**What you need to do**
Among the lines of data below, reproduce only those from the one with "Output the Python" through the one with "plt.rcParams['font.family'] = ['Liberation", exactly as they stand, both ends included.
::: Records for processing
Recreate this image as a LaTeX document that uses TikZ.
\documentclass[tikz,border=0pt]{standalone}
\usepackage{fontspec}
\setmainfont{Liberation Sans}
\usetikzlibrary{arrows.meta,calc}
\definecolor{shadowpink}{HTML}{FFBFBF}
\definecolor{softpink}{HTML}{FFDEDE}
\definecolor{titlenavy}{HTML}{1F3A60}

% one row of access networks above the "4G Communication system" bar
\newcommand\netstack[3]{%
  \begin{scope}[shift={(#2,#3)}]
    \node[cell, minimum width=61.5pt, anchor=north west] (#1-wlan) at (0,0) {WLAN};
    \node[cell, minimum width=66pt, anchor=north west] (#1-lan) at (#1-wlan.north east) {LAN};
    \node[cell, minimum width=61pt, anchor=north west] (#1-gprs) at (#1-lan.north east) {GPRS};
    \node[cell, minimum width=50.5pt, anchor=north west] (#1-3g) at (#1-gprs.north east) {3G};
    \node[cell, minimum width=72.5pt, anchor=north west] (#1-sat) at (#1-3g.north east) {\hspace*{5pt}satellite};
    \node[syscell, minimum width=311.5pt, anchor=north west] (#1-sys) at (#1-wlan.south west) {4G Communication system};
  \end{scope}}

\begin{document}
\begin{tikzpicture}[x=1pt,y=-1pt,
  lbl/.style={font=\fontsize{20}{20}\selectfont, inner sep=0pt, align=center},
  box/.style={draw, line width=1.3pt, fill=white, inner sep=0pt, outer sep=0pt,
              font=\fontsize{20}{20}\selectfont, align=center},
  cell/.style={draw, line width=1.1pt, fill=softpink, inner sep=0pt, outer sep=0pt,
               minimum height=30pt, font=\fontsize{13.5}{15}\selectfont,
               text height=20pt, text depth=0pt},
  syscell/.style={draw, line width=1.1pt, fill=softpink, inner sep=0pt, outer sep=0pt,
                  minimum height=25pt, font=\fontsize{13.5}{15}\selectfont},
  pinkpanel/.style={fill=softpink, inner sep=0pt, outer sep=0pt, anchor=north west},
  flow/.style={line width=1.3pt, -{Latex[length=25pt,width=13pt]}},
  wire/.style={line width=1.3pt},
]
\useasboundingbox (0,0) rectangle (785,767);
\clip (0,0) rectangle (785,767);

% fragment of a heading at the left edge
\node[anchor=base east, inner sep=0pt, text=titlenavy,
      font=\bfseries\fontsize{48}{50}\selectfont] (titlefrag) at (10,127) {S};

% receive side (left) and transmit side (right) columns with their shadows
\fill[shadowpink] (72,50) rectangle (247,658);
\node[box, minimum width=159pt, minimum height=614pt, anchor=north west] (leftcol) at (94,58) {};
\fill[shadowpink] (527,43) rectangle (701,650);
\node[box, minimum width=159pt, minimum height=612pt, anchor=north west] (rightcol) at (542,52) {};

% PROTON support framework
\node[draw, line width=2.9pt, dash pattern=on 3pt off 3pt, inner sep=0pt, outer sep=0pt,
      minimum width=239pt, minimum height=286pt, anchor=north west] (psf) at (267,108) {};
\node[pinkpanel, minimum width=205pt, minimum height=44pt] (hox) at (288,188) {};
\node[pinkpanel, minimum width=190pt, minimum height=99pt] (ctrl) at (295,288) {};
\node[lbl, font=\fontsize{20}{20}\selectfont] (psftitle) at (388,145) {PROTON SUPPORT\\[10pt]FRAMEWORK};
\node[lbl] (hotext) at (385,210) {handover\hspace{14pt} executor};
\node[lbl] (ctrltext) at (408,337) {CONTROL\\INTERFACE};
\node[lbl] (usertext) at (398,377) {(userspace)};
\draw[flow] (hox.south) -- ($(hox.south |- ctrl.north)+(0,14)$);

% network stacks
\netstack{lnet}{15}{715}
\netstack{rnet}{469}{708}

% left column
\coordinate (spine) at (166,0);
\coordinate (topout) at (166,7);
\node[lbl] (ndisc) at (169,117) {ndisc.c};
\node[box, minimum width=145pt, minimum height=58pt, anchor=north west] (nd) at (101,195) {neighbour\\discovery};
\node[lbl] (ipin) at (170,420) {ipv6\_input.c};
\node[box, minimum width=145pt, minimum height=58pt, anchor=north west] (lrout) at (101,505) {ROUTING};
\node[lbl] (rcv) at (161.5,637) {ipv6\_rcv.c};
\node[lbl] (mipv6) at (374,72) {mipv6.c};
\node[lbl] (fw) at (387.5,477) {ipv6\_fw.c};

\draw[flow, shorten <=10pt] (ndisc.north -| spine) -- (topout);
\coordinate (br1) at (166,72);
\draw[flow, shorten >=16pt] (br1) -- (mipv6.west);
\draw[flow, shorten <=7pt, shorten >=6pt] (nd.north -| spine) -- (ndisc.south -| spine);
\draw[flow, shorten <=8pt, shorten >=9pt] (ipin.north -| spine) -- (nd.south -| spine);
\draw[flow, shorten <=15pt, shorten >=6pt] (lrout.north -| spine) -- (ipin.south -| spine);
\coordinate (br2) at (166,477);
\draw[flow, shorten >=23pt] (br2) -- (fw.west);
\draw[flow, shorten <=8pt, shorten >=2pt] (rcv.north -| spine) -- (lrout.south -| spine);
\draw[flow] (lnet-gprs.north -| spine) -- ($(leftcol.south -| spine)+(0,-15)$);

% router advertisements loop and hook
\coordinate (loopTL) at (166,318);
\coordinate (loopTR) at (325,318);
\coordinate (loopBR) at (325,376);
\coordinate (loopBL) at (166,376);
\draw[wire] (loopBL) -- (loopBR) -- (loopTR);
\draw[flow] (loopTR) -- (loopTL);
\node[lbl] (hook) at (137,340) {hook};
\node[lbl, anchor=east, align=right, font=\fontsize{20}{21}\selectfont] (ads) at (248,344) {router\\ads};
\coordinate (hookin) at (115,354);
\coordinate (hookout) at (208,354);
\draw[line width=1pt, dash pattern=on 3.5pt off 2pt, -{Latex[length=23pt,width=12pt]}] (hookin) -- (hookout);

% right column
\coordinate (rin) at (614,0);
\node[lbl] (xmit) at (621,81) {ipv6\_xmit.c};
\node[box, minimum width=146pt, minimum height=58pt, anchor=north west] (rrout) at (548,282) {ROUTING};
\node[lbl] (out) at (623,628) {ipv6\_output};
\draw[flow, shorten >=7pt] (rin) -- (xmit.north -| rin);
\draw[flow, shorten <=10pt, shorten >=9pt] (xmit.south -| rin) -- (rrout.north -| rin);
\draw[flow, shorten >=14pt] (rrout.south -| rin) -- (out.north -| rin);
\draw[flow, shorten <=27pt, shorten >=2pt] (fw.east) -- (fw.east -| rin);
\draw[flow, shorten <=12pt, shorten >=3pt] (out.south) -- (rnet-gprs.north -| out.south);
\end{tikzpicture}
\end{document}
::::::
::: Records for processing
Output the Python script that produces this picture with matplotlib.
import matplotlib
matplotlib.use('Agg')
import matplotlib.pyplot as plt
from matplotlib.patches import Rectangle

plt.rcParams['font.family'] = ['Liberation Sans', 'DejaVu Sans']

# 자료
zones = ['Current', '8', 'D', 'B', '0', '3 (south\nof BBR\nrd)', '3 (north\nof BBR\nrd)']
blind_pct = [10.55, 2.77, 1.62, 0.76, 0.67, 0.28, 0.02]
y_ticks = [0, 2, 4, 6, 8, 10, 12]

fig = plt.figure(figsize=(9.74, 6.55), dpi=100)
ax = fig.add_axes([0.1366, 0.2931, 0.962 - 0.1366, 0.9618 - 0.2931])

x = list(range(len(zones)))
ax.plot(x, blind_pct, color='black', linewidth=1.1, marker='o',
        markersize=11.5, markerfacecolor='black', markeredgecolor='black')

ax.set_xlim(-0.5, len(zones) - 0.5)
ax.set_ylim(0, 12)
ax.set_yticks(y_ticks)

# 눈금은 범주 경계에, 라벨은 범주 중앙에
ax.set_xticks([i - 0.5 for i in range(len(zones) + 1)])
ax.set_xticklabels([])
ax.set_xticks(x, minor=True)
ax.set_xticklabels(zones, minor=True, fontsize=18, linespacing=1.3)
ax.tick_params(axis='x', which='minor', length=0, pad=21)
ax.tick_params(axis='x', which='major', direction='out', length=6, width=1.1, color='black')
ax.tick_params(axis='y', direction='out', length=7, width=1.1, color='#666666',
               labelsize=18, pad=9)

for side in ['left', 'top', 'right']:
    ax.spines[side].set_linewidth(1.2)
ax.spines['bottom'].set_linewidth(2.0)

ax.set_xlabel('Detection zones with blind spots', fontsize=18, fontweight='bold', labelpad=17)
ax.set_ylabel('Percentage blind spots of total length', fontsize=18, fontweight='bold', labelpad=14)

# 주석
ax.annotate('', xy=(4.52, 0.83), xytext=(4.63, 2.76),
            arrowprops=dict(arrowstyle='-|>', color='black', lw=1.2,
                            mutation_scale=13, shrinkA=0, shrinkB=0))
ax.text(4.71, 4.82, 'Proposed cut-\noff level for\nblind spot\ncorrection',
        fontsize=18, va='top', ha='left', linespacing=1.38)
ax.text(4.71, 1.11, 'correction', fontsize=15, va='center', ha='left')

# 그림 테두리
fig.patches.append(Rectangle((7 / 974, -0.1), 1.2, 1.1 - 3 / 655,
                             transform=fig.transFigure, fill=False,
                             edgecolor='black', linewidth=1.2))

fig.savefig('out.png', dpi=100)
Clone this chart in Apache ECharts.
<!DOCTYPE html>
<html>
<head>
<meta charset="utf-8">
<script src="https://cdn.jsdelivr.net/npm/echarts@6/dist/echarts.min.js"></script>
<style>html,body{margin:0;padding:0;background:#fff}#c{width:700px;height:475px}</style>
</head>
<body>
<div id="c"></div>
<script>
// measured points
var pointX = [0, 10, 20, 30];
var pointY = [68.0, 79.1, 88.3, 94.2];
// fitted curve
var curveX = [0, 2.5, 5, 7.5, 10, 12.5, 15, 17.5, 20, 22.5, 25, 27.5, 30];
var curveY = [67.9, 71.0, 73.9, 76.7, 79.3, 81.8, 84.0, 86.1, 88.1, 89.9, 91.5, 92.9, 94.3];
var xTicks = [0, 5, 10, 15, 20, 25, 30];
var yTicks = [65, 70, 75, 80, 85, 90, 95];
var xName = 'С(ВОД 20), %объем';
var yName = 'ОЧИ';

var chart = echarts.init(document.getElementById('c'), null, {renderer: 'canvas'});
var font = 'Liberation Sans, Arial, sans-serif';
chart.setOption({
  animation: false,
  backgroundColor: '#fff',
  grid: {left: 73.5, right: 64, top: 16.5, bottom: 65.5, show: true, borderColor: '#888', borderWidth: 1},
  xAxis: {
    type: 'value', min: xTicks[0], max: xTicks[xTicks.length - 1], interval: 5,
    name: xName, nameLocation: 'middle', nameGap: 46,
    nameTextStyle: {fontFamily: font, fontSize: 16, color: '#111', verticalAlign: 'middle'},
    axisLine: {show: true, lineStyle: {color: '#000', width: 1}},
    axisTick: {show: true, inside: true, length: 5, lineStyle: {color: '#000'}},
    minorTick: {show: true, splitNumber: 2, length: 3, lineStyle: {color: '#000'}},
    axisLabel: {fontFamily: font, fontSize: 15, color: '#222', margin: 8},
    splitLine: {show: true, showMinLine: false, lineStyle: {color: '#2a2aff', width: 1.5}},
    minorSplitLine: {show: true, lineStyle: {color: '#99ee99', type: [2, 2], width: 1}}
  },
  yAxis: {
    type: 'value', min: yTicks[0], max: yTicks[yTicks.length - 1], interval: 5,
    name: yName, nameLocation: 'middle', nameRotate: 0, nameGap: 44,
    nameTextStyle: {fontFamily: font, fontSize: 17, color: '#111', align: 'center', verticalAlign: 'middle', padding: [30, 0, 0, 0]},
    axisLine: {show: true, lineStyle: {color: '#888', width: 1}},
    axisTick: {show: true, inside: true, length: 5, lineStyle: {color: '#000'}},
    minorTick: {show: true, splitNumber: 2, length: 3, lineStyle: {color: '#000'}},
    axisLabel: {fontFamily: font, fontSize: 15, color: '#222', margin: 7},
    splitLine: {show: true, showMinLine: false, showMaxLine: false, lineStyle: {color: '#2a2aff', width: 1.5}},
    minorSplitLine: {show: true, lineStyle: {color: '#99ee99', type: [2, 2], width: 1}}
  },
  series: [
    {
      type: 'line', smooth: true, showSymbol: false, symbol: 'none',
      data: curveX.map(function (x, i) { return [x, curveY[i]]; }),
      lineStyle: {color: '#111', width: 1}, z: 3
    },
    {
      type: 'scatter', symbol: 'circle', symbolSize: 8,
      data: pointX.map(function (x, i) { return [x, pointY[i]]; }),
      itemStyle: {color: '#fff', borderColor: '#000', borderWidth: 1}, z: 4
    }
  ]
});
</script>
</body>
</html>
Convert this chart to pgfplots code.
::::::
**Expected output**
Output the Python script that produces this picture with matplotlib.
import matplotlib
matplotlib.use('Agg')
import matplotlib.pyplot as plt
from matplotlib.patches import Rectangle

plt.rcParams['font.family'] = ['Liberation Sans', 'DejaVu Sans']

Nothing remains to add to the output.